小菅村と丹波山村の地図(道の駅こすげで撮影)

 福山通運 常務執行役員の小林哲平氏は、「従来も、自社配達できないエリアについては、協力会社に委託してきた」と話し、今後の意気込みを語った。

「今回のような、特積み各社や自治体と連携しての共同配送は、当社としても初めての取り組みだ。いま2024年問題が注目されているが、ライフラインを担う会社として本取り組みを成功事例にして、全国へ積極的に展開していきたい。全国885の過疎地域は同じような課題を抱えている。それぞれの地域でしっかりとコミュニケーションを取って進めていく」(小林氏)

福山通運 常務執行役員の小林哲平氏

 富岳通運 専務取締役の佐藤正氏は、「当社は明治30年に、地元山梨で創業した会社だ」と自己紹介しつつ、これからの展望についても語った。

「地元山梨で、今回のような共同配送を担わせていただいたが、今後はセイノーさんや福山通運さんが、この事例を全国に展開していくことを祈っている。また、静岡県、長野県、神奈川県との県境にある地域は、まさに小菅村や丹波山村と同じ道を辿りつつあるので、このあたりを次のステージとして視野に入れていきたい」(佐藤氏)

富岳通運 専務取締役の佐藤正氏

セイノー河合氏、「今日からがスタート」

 現状、大月方面から小菅村や丹波山村に登ってくるトラックは、出発式の会場となった「道の駅こすげ」で休憩を取ることが多いという。しかし、道の駅こすげに停車するトラックの荷台は決して満載ではなく、どの運送会社も「空き」状態でトラックを走らせているのが実情だ。

 セイノーホールディングス 執行役員の河合秀治氏は、「そんな状況を見ながら、課題の多さを常々考えていた」と振り返り、このように話した。

「約2年半、小菅にお邪魔させていただきながら、共同配送をやるとずっと言ってきたが、いつから始めるのか、どうやってやるのか、本当にいろいろな課題があった。ようやく今日の日を迎えられたのは、福山通運さん、富岳通運さんのご協力あってこそ。また、複数の路線会社が連携し、自治体ともしっかりとタッグを組んで進めているのは、全国においても新しく今後の参考になるモデルだと考えている。今後は、2トンや4トンといった大きな車を満載にして荷物を地域まで運び、地域内は小さな車で配達する、リレー形式の共同配送を進めていく。今日からが我々のスタートだ」(河合氏)

出発式の様子

 NEXT DELIVERY 代表取締役の田路圭輔氏も、「我々は、ドローンを使って荷物の配送をやっていきたいと思っている会社。小菅村では毎日、買い物の悩みを抱える住民のために色々なサービスを展開している」と話し、このように想いを語った。

「サービス当初から願ってきた共同配送をスタートできて、本当に嬉しい。

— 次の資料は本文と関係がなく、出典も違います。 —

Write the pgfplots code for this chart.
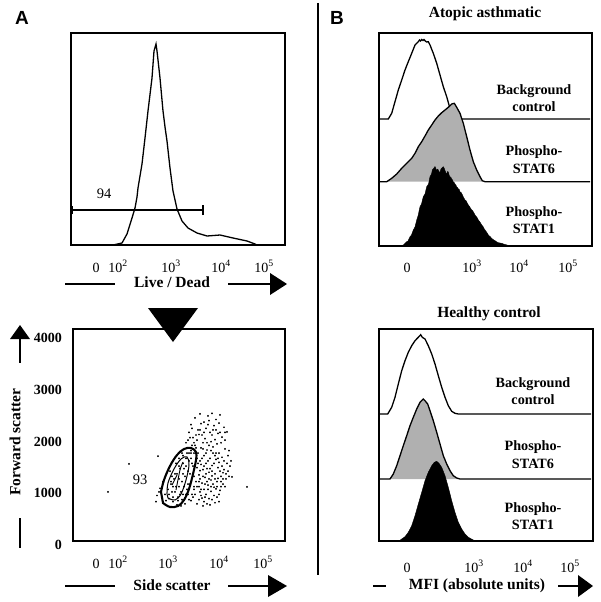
\documentclass[border=0pt]{standalone}
\usepackage{pgfplots}
\pgfplotsset{compat=1.18}
\usepackage{fontspec}
\setmainfont{Liberation Serif}
\newfontfamily\arialfont{Liberation Sans}

\definecolor{histgray}{RGB}{176,176,176}

% text sizes
\newcommand{\lab}{\fontsize{15.5}{18}\selectfont\bfseries}
\newcommand{\side}{\fontsize{14.2}{17.5}\selectfont\bfseries}
\newcommand{\tlab}{\fontsize{14}{16}\selectfont}

\pgfplotsset{
  flow/.style={
    anchor=south west, scale only axis,
    axis line style={line width=1.4pt},
    ytick=\empty, major tick length=0pt,
    xticklabel style={anchor=base, font=\tlab, inner sep=0pt},
  },
  hist/.style={line width=1.3pt, black},
}

\begin{document}
\begin{tikzpicture}
\useasboundingbox (0pt,0pt) rectangle (600pt,-602pt);

% ---------------- panel A, top: live/dead histogram
\begin{axis}[flow, at={(71pt,-245pt)}, width=214pt, height=212pt,
  xmin=0, xmax=214, ymin=0, ymax=212,
  xtick={25,47,100,150,193},
  xticklabels={0,10\textsuperscript{2},10\textsuperscript{3},10\textsuperscript{4},10\textsuperscript{5}},
  xticklabel style={yshift=-27pt}]
\addplot[hist] coordinates {
  (0,0) (42,0) (51,2) (56,11) (61,27) (64,37) (66,48) (67,57) (71,81)
  (74,107) (77,134) (81,167) (83,194) (85,201) (86,194) (89,167)
  (92,134) (94,118) (96,104) (99,77) (102,54) (106,36) (111,24)
  (117,17) (126,12) (136,9) (149,10) (162,7) (176,4) (184,1) (186,0) (214,0)
};
\draw[line width=1.3pt] (axis cs:0,35) -- (axis cs:132,35);
\draw[line width=1.3pt] (axis cs:132,30) -- (axis cs:132,40);
\draw[line width=1.3pt] (axis cs:1.5,31) -- (axis cs:1.5,39);
\node[font=\fontsize{14.5}{16}\selectfont] at (axis cs:33,51) {94};
\end{axis}

% ---------------- panel A, bottom: side vs forward scatter
\begin{axis}[flow, at={(73pt,-541pt)}, width=212pt, height=212pt,
  xmin=0, xmax=212, ymin=0, ymax=4100,
  xtick={23,45,95,146,190},
  xticklabels={0,10\textsuperscript{2},10\textsuperscript{3},10\textsuperscript{4},10\textsuperscript{5}},
  xticklabel style={yshift=-27pt},
  ytick={0,1000,2000,3000,4000},
  yticklabels={0,1000,2000,3000,4000},
  yticklabel style={anchor=east, inner sep=0pt, xshift=-11pt, yshift=-4pt,
    font=\fontsize{14}{16}\selectfont\bfseries}]
\addplot[only marks, mark=*, mark size=0.7pt, black] coordinates {
  (118,2250) (122,2380) (127,2460) (131,2300) (135,2420) (139,2470) (143,2350)
  (147,2440) (151,2200) (125,2150) (129,2050) (133,2180) (137,2100) (141,2230)
  (145,2080) (149,2010) (120,2000) (116,2100) (124,1950) (132,1980) (138,1920)
  (144,1880) (152,1950) (113,1900) (128,2270) (136,2330) (140,2150) (146,2280)
  (119,2180) (126,2060)
  (122,1850) (128,1800) (134,1760) (140,1820) (146,1700) (152,1780) (155,1650)
  (125,1700) (131,1650) (137,1600) (143,1580) (149,1620) (154,1500) (127,1550)
  (133,1500) (139,1460) (145,1420) (151,1380) (157,1450) (124,1420) (130,1380)
  (136,1330) (142,1300) (148,1250) (153,1200) (126,1280) (132,1230) (138,1180)
  (144,1150) (150,1100) (129,1120) (135,1080) (141,1040) (147,980) (123,1150)
  (134,1400) (140,1700) (128,1480) (146,1520) (150,1320) (124,1600) (130,1900)
  (136,1850) (142,1960) (127,1360) (133,1300) (139,1260) (145,1210) (131,1000)
  (115,900) (120,850) (126,800) (131,760) (136,820) (141,880) (146,760)
  (121,1000) (127,950) (133,900) (138,960) (143,1010) (118,780) (124,720)
  (130,680) (137,700) (142,740) (112,830) (108,950) (135,1000) (128,880)
  (117,1300) (119,1500) (121,1700) (123,1800) (125,1500) (127,1200) (129,1600)
  (131,1450) (133,1700) (135,1550) (137,1400) (139,1350) (141,1500) (143,1700)
  (145,1600) (147,1350) (149,1450) (151,1550) (153,1300) (155,1350) (126,1050)
  (128,1000) (130,1250) (132,1100) (134,1150) (136,1200) (138,1050) (140,1100)
  (142,1200) (144,1050) (146,900) (148,1150) (150,1200) (152,1050) (122,900)
  (124,1050) (126,1150) (129,830) (132,850) (134,720) (139,800) (144,850)
  (148,1050) (121,1900) (123,2050) (127,2150) (131,2100) (135,2250) (139,2050)
  (143,2150) (147,2100) (130,1780) (134,1900) (138,1750) (142,1650) (148,1900)
  (152,2100) (156,1750) (156,1250) (158,1550) (117,2000) (115,1950) (118,1750)
  (92,900) (95,1000) (98,1100) (101,1200) (104,1300) (107,1400) (110,1500)
  (113,1600) (116,1700) (96,820) (100,760) (104,700) (108,680) (112,720)
  (116,800) (119,900) (121,1050) (121,1250) (120,1450) (118,1600) (102,950)
  (106,1050) (109,1150) (112,1250) (115,1350) (105,850) (110,900) (114,1000)
  (117,1100) (100,1050) (93,780) (89,850) (86,950) (90,1150) (97,1350)
  (103,1500) (109,1700) (114,1800) (119,1850) (99,1250) (106,1600) (111,1400)
  (96,900) (99,950) (103,1050) (106,1200) (110,1300) (113,1450) (116,1550)
  (118,1700) (100,850) (105,780) (109,800) (113,900) (115,1100) (111,1050)
  (107,900) (98,1150) (102,1300) (106,1450) (110,1650) (114,1700)
  (84,880) (87,1020) (83,760)
  (35,950) (56,1490) (85,1640) (159,1240) (174,1045) (154,2110)
};
% density contours
\addplot[line width=2.1pt, smooth, tension=0.6] coordinates {
  (90,735) (97,658) (105,677) (111,793) (116,1006) (120,1296) (123,1567)
  (123,1721) (118,1799) (111,1779) (104,1663) (97,1450) (91,1180) (88,948)
} -- cycle;
\addplot[line width=1.0pt, smooth, tension=0.6] coordinates {
  (95,832) (102,793) (108,909) (113,1180) (116,1470) (114,1625) (108,1586)
  (101,1392) (95,1122) (94,909)
} -- cycle;
\addplot[line width=0.9pt, smooth] coordinates {(103,986) (107,1373) (110,1528)};
\addplot[line width=0.9pt, smooth] coordinates {(99,1083) (104,1276)};
\node[font=\fontsize{14.5}{16}\selectfont] at (axis cs:67,1180) {93};
\end{axis}

% ---------------- panel B, top: atopic asthmatic
\begin{axis}[flow, at={(379pt,-246pt)}, width=213pt, height=213pt,
  xmin=0, xmax=213, ymin=0, ymax=213,
  xtick={28,93,140,189},
  xticklabels={0,10\textsuperscript{3},10\textsuperscript{4},10\textsuperscript{5}},
  xticklabel style={yshift=-26pt}]
\addplot[hist] coordinates {
  (0,127) (9.3,127) (12.7,132.7) (16,144.3) (19.3,156) (22.7,166) (26,176)
  (29.3,184.3) (32.7,192.7) (36,201) (38,203) (39.3,204.3) (40.5,206)
  (41.5,205) (42.7,206.5) (44,205.5) (45,206.5) (46,205.3) (47.5,204)
  (49.3,204.3) (51,201) (54.3,192.7) (57.7,182.7) (61,171) (64.3,159.3)
  (67.7,149.3) (70,141) (74.3,131) (78.7,127) (211,127)
};
\addplot[fill=histgray, draw=none] coordinates {
  (7.7,64.3) (12.7,67.7) (17.7,72) (22.7,77.7) (27.7,82.7) (32.7,87.7)
  (36,92.7) (39.3,99.3) (42.7,104.3) (46,110) (49.3,116) (52.7,121) (56,126)
  (59.3,130) (62.7,133.3) (66,136) (69.3,138.7) (72.7,142) (75.3,142.7)
  (77.7,138.7) (81,132.7) (84.3,122.7) (87.7,109.3) (91,96) (94.3,84.3)
  (97.7,76) (101,69.3) (103.3,65.3) (106,64.3)
} -- cycle;
\addplot[hist] coordinates {
  (0,64.3) (7.7,64.3) (12.7,67.7) (17.7,72) (22.7,77.7) (27.7,82.7) (32.7,87.7)
  (36,92.7) (39.3,99.3) (42.7,104.3) (46,110) (49.3,116) (52.7,121) (56,126)
  (59.3,130) (62.7,133.3) (66,136) (69.3,138.7) (72.7,142) (75.3,142.7)
  (77.7,138.7) (81,132.7) (84.3,122.7) (87.7,109.3) (91,96) (94.3,84.3)
  (97.7,76) (101,69.3) (103.3,65.3) (106,64.3) (211,64.3)
};
\addplot[fill=black, draw=black, line width=0.4pt] coordinates {
  (21,0) (24.3,1) (27.7,4.3) (29,5) (31,9.3) (32.5,11) (34.3,16) (36,19)
  (37.7,26) (39,30) (41,39.3) (42.5,42) (44.3,49.3) (46,52) (47.7,59.3)
  (49.5,62) (51,69.3) (52.5,72) (53.3,76) (55,78) (56,79.5) (57,77)
  (57.7,75.5) (58.5,76.8) (59.3,76) (60.3,73.5) (61,74) (62,77) (63,78)
  (64.3,79.3) (65.3,77.5) (66,75.5) (67,73) (67.7,72) (68.6,74.5) (69.3,74)
  (70.2,70.5) (71,69.3) (72,68.5) (72.7,66.8) (73.5,66) (74.3,64) (75.2,63.5)
  (76,62) (77,60.8) (77.7,59) (78.5,58.5) (79.3,57) (80.2,56.6) (81,54)
  (81.8,54) (82.7,52.5) (83.5,51) (84.3,49) (85.2,47.5) (86,46) (86.9,45.5)
  (87.7,44) (88.5,42.5) (89.3,41) (90.5,39.5) (91.5,37.8) (92.7,36) (93.8,35)
  (95,33) (96,31) (97.2,29.5) (98.3,28) (99.3,26) (100.5,24.5) (101.6,23)
  (102.7,21) (104,19.5) (105,17.5) (106,16) (107.5,14) (108.5,12.5)
  (109.3,11) (111,9.5) (112.7,7.7) (114,6.5) (116,5.3) (118,4) (119.3,3.3)
  (121,3) (122.7,2.7) (125,1.8) (128,1) (131,0)
} -- cycle;
\end{axis}

% ---------------- panel B, bottom: healthy control
\begin{axis}[flow, at={(379pt,-541pt)}, width=214pt, height=212pt,
  xmin=0, xmax=214, ymin=0, ymax=212,
  xtick={28,95,144,191},
  xticklabels={0,10\textsuperscript{3},10\textsuperscript{4},10\textsuperscript{5}},
  xticklabel style={yshift=-31pt}]
\addplot[hist] coordinates {
  (0,127) (8.7,127) (12.7,133.7) (16,143.7) (19.3,157) (22.7,170.3) (26,180.3)
  (29.3,188.7) (32.7,195.3) (36,200.3) (39.3,203.7) (40.5,205) (41.7,206.3)
  (43.3,203.7) (46,202) (49.3,195.3) (52.7,187) (56,177) (59.3,165.3)
  (62.7,153.7) (66,143.7) (69.3,135.3) (72.7,129.7) (76,127.7) (79.3,127)
  (212,127)
};
\addplot[fill=histgray, draw=none] coordinates {
  (11,62) (14.3,67) (17.7,75.3) (21,85.3) (24.3,95.3) (27.7,105.3) (31,115.3)
  (34.3,123.7) (37.7,132) (41,138.7) (44.3,142) (46,140.3) (48.7,137) (51,130.3)
  (54.3,120.3) (57.7,108.7) (61,97) (64.3,85.3) (67.7,77) (71,70.3) (74.3,65.3)
  (77.7,63) (81,62)
} -- cycle;
\addplot[hist] coordinates {
  (0,62) (11,62) (14.3,67) (17.7,75.3) (21,85.3) (24.3,95.3) (27.7,105.3)
  (31,115.3) (34.3,123.7) (37.7,132) (41,138.7) (44.3,142) (46,140.3)
  (48.7,137) (51,130.3) (54.3,120.3) (57.7,108.7) (61,97) (64.3,85.3)
  (67.7,77) (71,70.3) (74.3,65.3) (77.7,63) (81,62) (212,62)
};
\addplot[fill=black, draw=black, line width=0.4pt] coordinates {
  (20,0) (22.7,2) (26,4.3) (29.3,8.7) (32.7,15.3) (36,25.3) (39.3,37)
  (42.7,48.7) (46,60.3) (49.3,68.7) (52.7,75.3) (55.3,78.7) (57.7,79.7)
  (60,77.7) (62.7,73.7) (66,65.3) (69.3,53.7) (72.7,40.3) (76,28.7)
  (79.3,18.7) (82.7,12) (86,7) (89.3,3.7) (94.3,1) (97,0)
} -- cycle;
\end{axis}

% ---------------- annotations outside the axes
\node[font={\fontsize{19}{21}\arialfont\bfseries}] at (22pt,-18pt) {A};
\node[font={\fontsize{19}{21}\arialfont\bfseries}] at (337pt,-18pt) {B};
\draw[line width=1.9pt] (318pt,-3pt) -- (318pt,-575pt);

% live / dead axis title
\node[font=\lab] at (172pt,-282pt) {Live / Dead};
\draw[line width=1.3pt] (65pt,-284pt) -- (115pt,-284pt);
\draw[line width=1.3pt] (228pt,-284pt) -- (272pt,-284pt);
\fill (270pt,-273pt) -- (287pt,-284pt) -- (270pt,-295pt) -- cycle;

% gating arrow
\fill (148pt,-308pt) -- (198pt,-308pt) -- (173pt,-342pt) -- cycle;

% side scatter
\node[font=\lab] at (172pt,-585pt) {Side scatter};
\draw[line width=1.3pt] (65pt,-586pt) -- (115pt,-586pt);
\draw[line width=1.3pt] (228pt,-586pt) -- (270pt,-586pt);
\fill (268pt,-575pt) -- (287pt,-586pt) -- (268pt,-597pt) -- cycle;

% forward scatter
\node[font=\lab, rotate=90] at (15pt,-442pt) {Forward scatter};
\fill (20pt,-325pt) -- (30pt,-339pt) -- (10pt,-339pt) -- cycle;
\draw[line width=1.3pt] (20pt,-338pt) -- (20pt,-363pt);
\draw[line width=1.3pt] (20pt,-518pt) -- (20pt,-548pt);

% panel B titles and lane labels
\node[font=\lab] at (485pt,-14pt) {Atopic asthmatic};
\node[font=\lab] at (489pt,-314pt) {Healthy control};
\node[font=\side, align=center] at (534pt,-98pt) {Background\\control};
\node[font=\side, align=center] at (534pt,-159.5pt) {Phospho-\\STAT6};
\node[font=\side, align=center] at (534pt,-220pt) {Phospho-\\STAT1};
\node[font=\side, align=center] at (533pt,-391pt) {Background\\control};
\node[font=\side, align=center] at (533pt,-454.5pt) {Phospho-\\STAT6};
\node[font=\side, align=center] at (533pt,-516pt) {Phospho-\\STAT1};

% MFI axis title
\node[font=\lab] at (477pt,-586pt) {MFI (absolute units)};
\draw[line width=1.3pt] (373pt,-586pt) -- (386pt,-586pt);
\draw[line width=1.3pt] (558pt,-586pt) -- (580pt,-586pt);
\fill (578pt,-575pt) -- (593pt,-586pt) -- (578pt,-597pt) -- cycle;
\end{tikzpicture}
\end{document}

また、小菅村の方々に加えて丹波山村の方々にも、新しいサービスを届けられることを本当に嬉しく思っている。しっかりサービスを拡充して、小菅村、丹波山村の方々に満足していただけるように頑張っていきたい」(田路氏)

セイノーホールディングス 執行役員の河合秀治氏(左)、NEXT DELIVERY 代表取締役の田路圭輔氏(右)

 最後に、共同配送開始まで2年を要した理由を尋ねると、河合氏は「住民の方々へのヒアリングに徹していた」と明かしてくれた。

「いきなり外からやって来て、共同配送だ、ドローン配送だ、とか言うのは簡単だけれども、やはりここに住んでおられる方々が、目の前にどんな課題を抱え、それをどう解決していくべきなのか、まずはちゃんと把握するべきだろうと思った。そこで約1年半、私どものスタッフが実際に小菅村に住み、地域のイベントなどにも参加しご一緒させていただいて、皆さんが抱えている課題などいろんなお話を聞かせていただいた。その中で運送会社各社さんともお話する機会があって、非常に長い道のりだったが、今日を迎えることができた。これからの取り組みは必ず、住民の方々のための輸送網の確立につながると考えている」(河合氏)

 今後も、自家物流を行う地元事業者や、4社以外の物流企業などに向けて、共同配送への参画を呼びかける。共同配送のボリュームが増えてくれば、不採算路線の黒字化も夢ではないという。さらに、陸送とドローンによる空送の最適な配送手段の棲み分けや、地域のニーズに合った新たなサービス開発なども加速する。共同配送スタートは、ドローンを含む新スマート物流の社会実装に向けて、大きな一歩になりそうだ。